Empowering Federated Learning with Implicit Gossiping: Mitigating Connection Unreliability Amidst Unknown and Arbitrary Dynamics
Ming Xiang, Stratis Ioannidis, Edmund Yeh, Carlee Joe-Wong, Lili Su
TL;DR
The paper tackles federated learning under stochastic, time-varying, and unknown uplink failures modeled by $p_i^t$, where FedAvg exhibits bias when $p_i^t$ are nonuniform. It proposes Federated Postponed Broadcast (FedPBC), which delays global broadcasts to the round end, enabling implicit gossiping among active clients through a time-varying mixing matrix $W^{(t)}$, and proves convergence to a stationary point of the non-convex objective without requiring balanced participation. The analysis bounds the perturbation from nonuniform uplink availability via ergodicity-driven consensus, showing a $O(1/\sqrt{T})$ convergence rate under standard smoothness and gradient-noise assumptions, and the experiments on real-world datasets validate robustness across diverse unreliable uplink patterns. Overall, FedPBC offers a practical, theory-backed approach to mitigating communication unreliability in federated learning with unknown and arbitrary dynamics, yielding improved performance over FedAvg in many regimes.
Abstract
Federated learning is a popular distributed learning approach for training a machine learning model without disclosing raw data. It consists of a parameter server and a possibly large collection of clients (e.g., in cross-device federated learning) that may operate in congested and changing environments. In this paper, we study federated learning in the presence of stochastic and dynamic communication failures wherein the uplink between the parameter server and client $i$ is on with unknown probability $p_i^t$ in round $t$. Furthermore, we allow the dynamics of $p_i^t$ to be arbitrary.

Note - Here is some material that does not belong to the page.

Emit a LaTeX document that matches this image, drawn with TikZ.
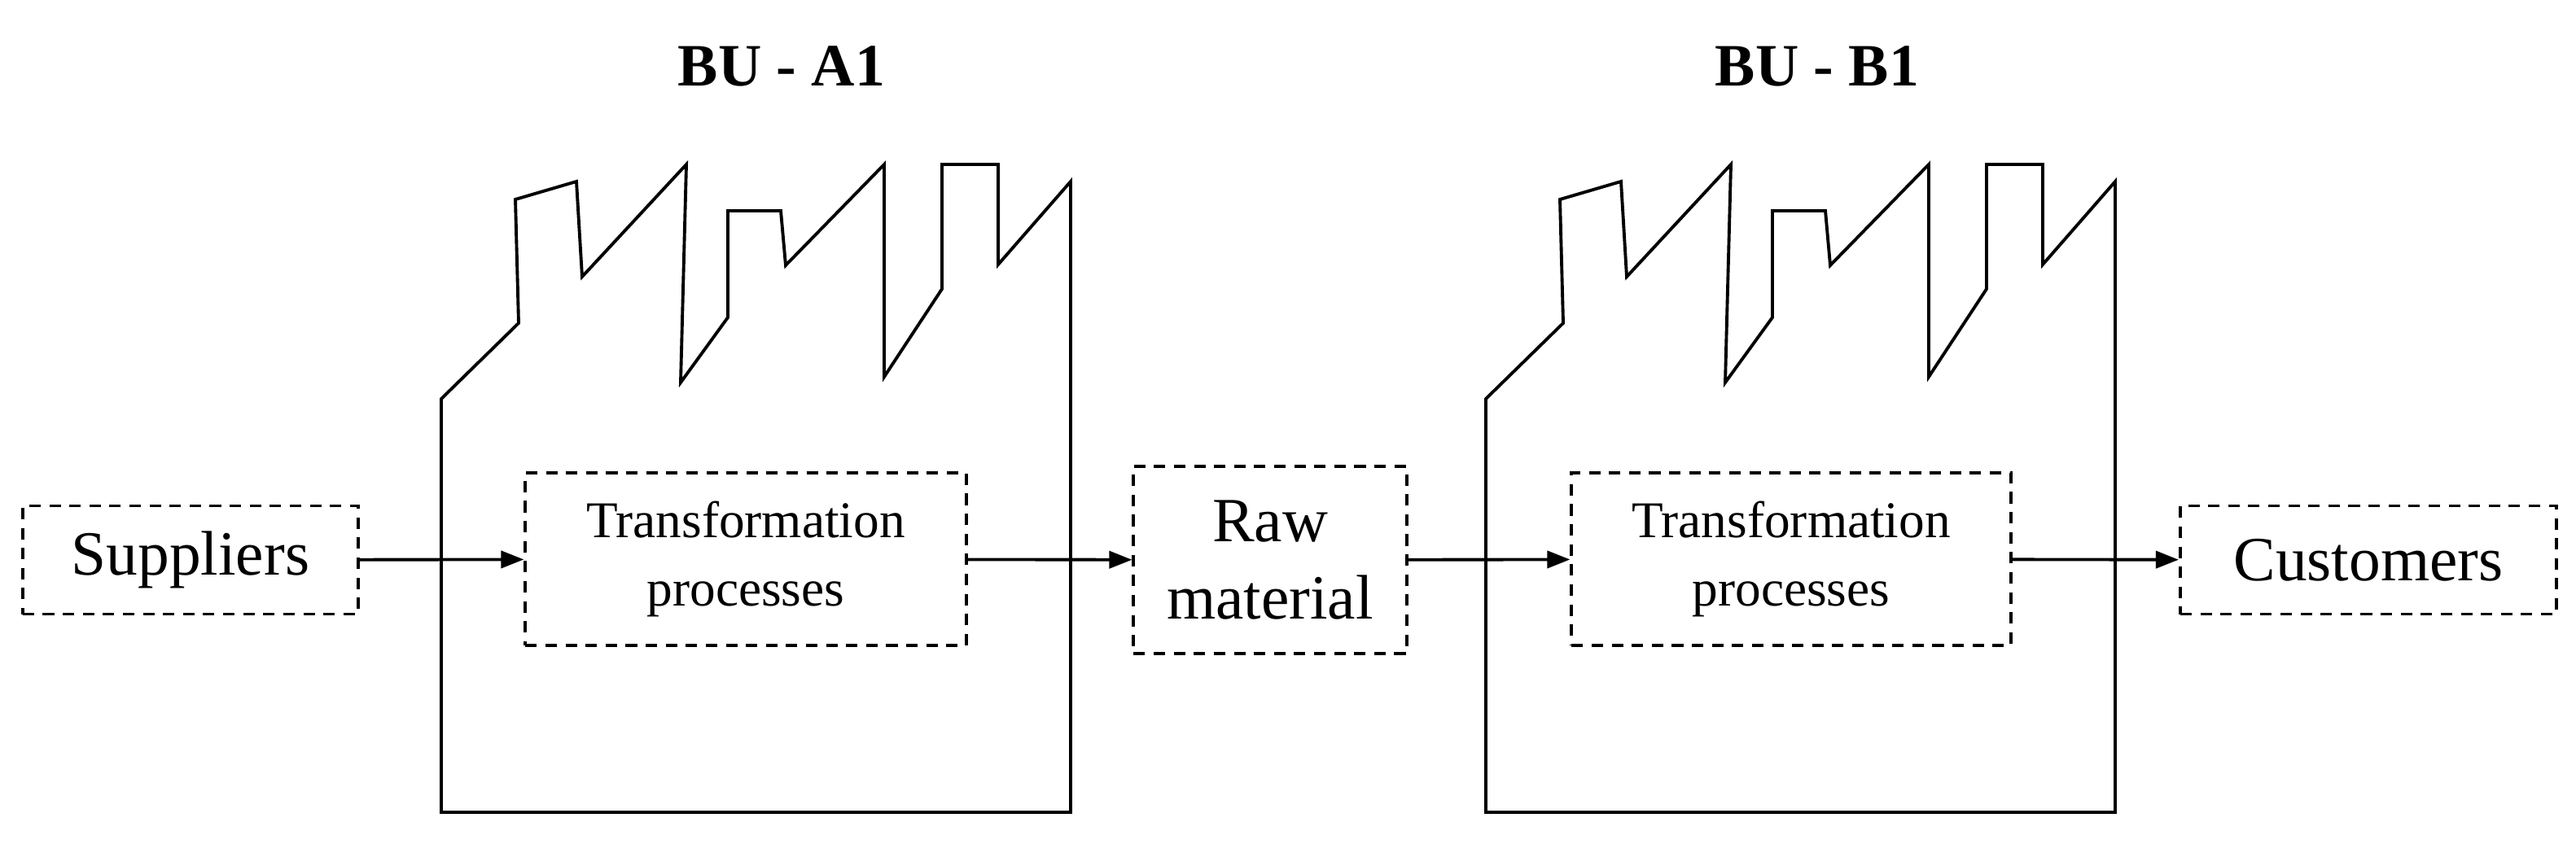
\documentclass[tikz,border=0pt]{standalone}
\usepackage{fontspec}
\setmainfont{Liberation Serif}
\usetikzlibrary{positioning,arrows.meta}
\begin{document}
\begin{tikzpicture}[x=0.01cm, y=-0.01cm, >={Triangle[length=8pt,width=6pt]}, line width=1.1pt]

    \tikzset{%
    every box/.style={
        draw,
        dashed,
        dash pattern=on 4pt off 3pt,
        inner sep=0pt,
        align=center
        },
    factory/.style={
        line join=miter
        },
    }

    \useasboundingbox (0,0) rectangle (3164,1036);

    % Factory outlines
    \foreach \dx/\n in {0/A1,1283/B1}
    \draw [factory, xshift=\dx*0.01cm] (542,998) -- (542,490) -- (637,397) -- (633,245)
        -- (708,223) -- (715,340) -- (843,202) -- (836,470) -- (894,390) -- (894,259)
        -- (959,259) -- (965,326) -- (1086,202) -- (1086,463) -- (1157,355) -- (1157,202)
        -- (1226,202) -- (1226,325) -- (1315,223) -- (1315,998) -- cycle;

    % Factory labels
    \node [font=\fontsize{21}{25}\selectfont\bfseries] (label-A1) at (960,81) {BU - A1};
    \node [font=\fontsize{21}{25}\selectfont\bfseries] (label-B1) at (2232,81) {BU - B1};

    % Boxes
    \node [every box, minimum width=4.12cm, minimum height=1.33cm, font=\fontsize{22}{26}\selectfont] (suppliers) at (234,688) {Suppliers};
    \node [every box, minimum width=5.41cm, minimum height=2.12cm, font=\fontsize{18}{24}\selectfont] (trans-A1) at (916,687) {Transformation\\processes};
    \node [every box, minimum width=3.35cm, minimum height=2.30cm, font=\fontsize{22}{27}\selectfont] (raw) at (1560,688) {Raw\\material};
    \node [every box, minimum width=5.39cm, minimum height=2.12cm, font=\fontsize{18}{24}\selectfont] (trans-B1) at (2200,687) {Transformation\\processes};
    \node [every box, minimum width=4.62cm, minimum height=1.33cm, font=\fontsize{22}{26}\selectfont] (customers) at (2909,688) {Customers};

    % Flow arrows
    \draw [->] (suppliers) -- (trans-A1);
    \draw [->] (trans-A1) -- (raw);
    \draw [->] (raw) -- (trans-B1);
    \draw [->] (trans-B1) -- (customers);

\end{tikzpicture}
\end{document}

We first demonstrate that when the $p_i^t$'s vary across clients, the most widely adopted federated learning algorithm, Federated Average (FedAvg), experiences significant bias. To address this observation, we propose Federated Postponed Broadcast (FedPBC), a simple variant of FedAvg. FedPBC differs from FedAvg in that the parameter server postpones broadcasting the global model till the end of each round. Despite uplink failures, we show that FedPBC converges to a stationary point of the original non-convex objective. On the technical front, postponing the global model broadcasts enables implicit gossiping among the clients with active links in round $t$. Despite the time-varying nature of $p_i^t$, we can bound the perturbation of the global model dynamics using techniques to control gossip-type information mixing errors. Extensive experiments have been conducted on real-world datasets over diversified unreliable uplink patterns to corroborate our analysis.